The hostility was also poisoning relations between Qatar and the other five wealthy Arabian Gulf nations that make up the GCC. So, with myriad crises afflicting the region, the assembled Arab representatives came to a closed-door agreement that Egypt's imprisonment of three Al Jazeera journalists was diverting energy away from far their more pressing geopolitical – even existential – issues.

The Gulf neighbours were anxious about the raging violence of the extremist Islamic State group. Egypt, long the political centre of gravity of the Middle East and the most populous Arab country, was under attack from new homegrown militant groups and was in economic crisis after four years of revolution and counter-revolution.

All parties, including most importantly Saudi Arabia, which has helped keep the Egyptian economy afloat through tens of billions of dollars in aid – agreed that the optics of foreign journalists rotting in an Egyptian jail was not the sort of thing that inspired confidence among foreign investors.

Signs that the logjam had been broken were evident when, at the end of December, Qatar bowed to Egyptian feelings and shut down the Egyptian arm of Al Jazeera. A month later, Cairo set Mr. Greste free.

"This is probably part of a sort of gentlemen's agreement reached between the national leaders," said Mohamed Elmasry, an assistant professor at the University of North Alabama and a Middle East expert. "They met, reconciled and reached parameters for future relations."

However, in the past month, the geopolitical conditions under which the Egyptian-Qatari truce was forged have changed significantly. King Abdullah bin Abdulaziz Al Saud of Saudi Arabia, who had been one of Mr. el-Sissi's staunchest political and financial supporters, died in late January. His successor, King Salman, has shown no signs of similar support, opting instead to focus his efforts on mending Saudi Arabia's relationship with Qatar. Signs of worsening Saudi-Egyptian relations were evident early on, when Mr. el-Sissi failed to attend the late Saudi king's funeral.

While the new Saudi regime may complicate the case of the Al Jazeera journalists, there are also serious domestic impediments to Mr. Fahmy's freedom. Unlike Mr. Greste, Mr. Fahmy was a dual citizen (He was forced to give up his Egyptian citizenship on the understanding that it would facilitate his deportation to Canada, his family says.) Allowing him to give up his Egyptian citizenship in exchange for freedom may have been seen by some in Cairo as a dangerous precedent, given that there are other dual-citizens currently imprisoned in Egypt. A retrial, however, would allow Cairo to at least partly side-step those issues.
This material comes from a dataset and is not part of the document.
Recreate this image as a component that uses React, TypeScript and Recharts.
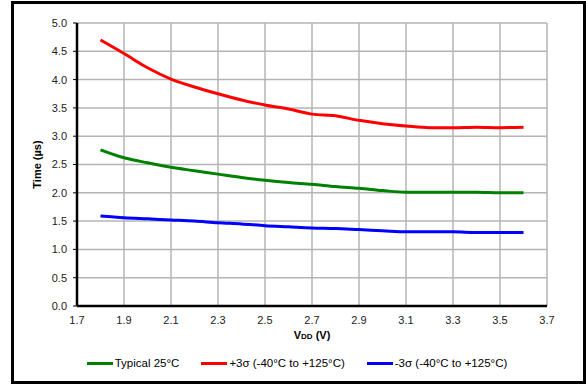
import React from "react";
import {
  LineChart,
  Line,
  XAxis,
  YAxis,
  CartesianGrid,
  Legend,
} from "recharts";

const vdd = [1.8, 1.9, 2.0, 2.1, 2.2, 2.3, 2.4, 2.5, 2.6, 2.7, 2.8, 2.9, 3.0, 3.1, 3.2, 3.3, 3.4, 3.5, 3.6];
const typical = [2.76, 2.62, 2.53, 2.45, 2.39, 2.33, 2.27, 2.22, 2.18, 2.15, 2.11, 2.08, 2.04, 2.01, 2.01, 2.01, 2.01, 2.0, 2.0];
const plus3 = [4.7, 4.46, 4.21, 4.01, 3.87, 3.75, 3.64, 3.55, 3.48, 3.39, 3.36, 3.28, 3.22, 3.18, 3.15, 3.15, 3.16, 3.15, 3.16];
const minus3 = [1.59, 1.56, 1.54, 1.52, 1.5, 1.47, 1.45, 1.42, 1.4, 1.38, 1.37, 1.35, 1.33, 1.31, 1.31, 1.31, 1.3, 1.3, 1.3];

const xTicks = [1.7, 1.9, 2.1, 2.3, 2.5, 2.7, 2.9, 3.1, 3.3, 3.5, 3.7];
const yTicks = [0, 0.5, 1.0, 1.5, 2.0, 2.5, 3.0, 3.5, 4.0, 4.5, 5.0];

const seriesNames = ["Typical 25°C", "+3σ (-40°C to +125°C)", "-3σ (-40°C to +125°C)"];
const seriesColors = ["#008000", "#ff0000", "#0000ff"];

const data = vdd.map((v, i) => ({
  vdd: v,
  typical: typical[i],
  plus3: plus3[i],
  minus3: minus3[i],
}));

const FONT = "'Liberation Sans', Arial, sans-serif";

const LegendContent = () => (
  <div style={{ display: "flex", justifyContent: "center", fontFamily: FONT, fontSize: 11.5, color: "#000" }}>
    {seriesNames.map((name, i) => (
      <div key={name} style={{ display: "flex", alignItems: "center", marginRight: i < 2 ? 22 : 0 }}>
        <span style={{ display: "inline-block", width: 26, height: 3, background: seriesColors[i], marginRight: 2 }} />
        <span>{name}</span>
      </div>
    ))}
  </div>
);

export default function App() {
  return (
    <div style={{ position: "absolute", left: 0, top: 0, width: 586, height: 385, background: "#fff" }}>
      <div
        style={{
          position: "absolute",
          left: 11,
          top: 1,
          width: 575,
          height: 383,
          border: "3px solid #000",
          boxSizing: "border-box",
        }}
      />
      <LineChart
        width={586}
        height={385}
        data={data}
        margin={{ top: 23, right: 39, left: 27, bottom: 49 }}
        style={{ fontFamily: FONT }}
      >
        <CartesianGrid stroke="#b4b4b4" strokeWidth={1.5} />
        <XAxis
          dataKey="vdd"
          type="number"
          domain={[1.7, 3.7]}
          ticks={xTicks}
          tickFormatter={(v: number) => v.toFixed(1)}
          tick={{ fill: "#222", fontSize: 11 }}
          tickLine={false}
          tickSize={6}
          tickMargin={4}
          height={30}
          axisLine={{ stroke: "#000", strokeWidth: 2.5 }}
          label={({ viewBox }: any) => (
            <text
              x={viewBox.x + viewBox.width / 2}
              y={viewBox.y + 33}
              textAnchor="middle"
              fontWeight="bold"
              fontSize={11}
              fill="#000"
            >
              V<tspan fontSize={8}>DD</tspan> (V)
            </text>
          )}
        />
        <XAxis xAxisId="top" orientation="top" dataKey="vdd" type="number" domain={[1.7, 3.7]} height={0} tick={false} tickLine={false} axisLine={{ stroke: "#444", strokeWidth: 2 }} />
        <YAxis
          type="number"
          domain={[0, 5]}
          ticks={yTicks}
          tickFormatter={(v: number) => v.toFixed(1)}
          tick={{ fill: "#222", fontSize: 11 }}
          tickSize={4}
          tickMargin={6}
          tickLine={{ stroke: "#000" }}
          width={50}
          axisLine={{ stroke: "#000", strokeWidth: 2.5 }}
          label={({ viewBox }: any) => (
            <text
              x={41}
              y={viewBox.y + viewBox.height / 2}
              transform={`rotate(-90, 41, ${viewBox.y + viewBox.height / 2})`}
              textAnchor="middle"
              fontWeight="bold"
              fontSize={11}
              fill="#000"
            >
              Time (µs)
            </text>
          )}
        />
        <YAxis yAxisId="right" orientation="right" type="number" domain={[0, 5]} width={0} tick={false} tickLine={false} axisLine={{ stroke: "#444", strokeWidth: 2 }} />
        <Line type="monotone" dataKey="typical" name={seriesNames[0]} stroke={seriesColors[0]} strokeWidth={3} dot={false} isAnimationActive={false} />
        <Line type="monotone" dataKey="plus3" name={seriesNames[1]} stroke={seriesColors[1]} strokeWidth={3} dot={false} isAnimationActive={false} />
        <Line type="monotone" dataKey="minus3" name={seriesNames[2]} stroke={seriesColors[2]} strokeWidth={3} dot={false} isAnimationActive={false} />
        <Legend
          layout="horizontal"
          verticalAlign="middle"
          align="center"
          content={<LegendContent />}
          wrapperStyle={{ top: 357, left: 0, width: 586, transform: "translateX(4px)" }}
        />
      </LineChart>
    </div>
  );
}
(While Mr. Fahmy's relatives called the prospect of a second trial a "nightmare," supporters of Mr. Mohamed were decidedly optimistic – largely because the prisoner has only Egyptian citizenship, and thus virtually no prospects of freedom via deportation.)

Domestically, Mr. el-Sissi faces very little pressure to release the men. The case has garnered relatively little attention among local media outlets, overshadowed by news of increasingly common terrorist attacks and continuing economic woe.

Nonetheless, the President previously sent strong signals Cairo would be willing to budge. Last November, he issued a decree – Law 140 – that allowed for the deportation of foreign suspects and prisoners at the request of their home countries. However the law is largely untested and it is unclear whether Mr. el-Sissi can still deport Mr. Fahmy midway through a retrial. If not, the Egyptian leader will either have to deport the Canadian in the next four days, before his retrial is due to start on Thursday, or let the new legal process run its full course.

The latter scenario presents its own set of risks. The post-revolution Egyptian judiciary has become infamous for sweeping, often inexplicable verdicts.

Nagy Shehata, the judge who presided over the journalists' first trial, once made international headlines for handing out a mass death sentence to almost 200 accused. Last week, the same judge sentenced prominent liberal activist Ahmed Douma to life in prison. A new trial – especially if it overturns the initial ruling – is likely to once against cast a spotlight on such verdicts, which have been widely condemned by human-rights groups. It is also likely to reinforce the perception that Egypt, a country in desperate need of stability, has precious little of it.

"You're still looking at things that are devastating for Egyptian citizens domestically, be it liberal activists sentenced to life in prison or whatever else," said Ramy Yaacoub, deputy director of the Tahrir Institute for Middle East Policy in Washington, and a friend of Mr. Fahmy.

"There's a continuous alienation of a segment of society and a perception that the rule of law doesn't exist."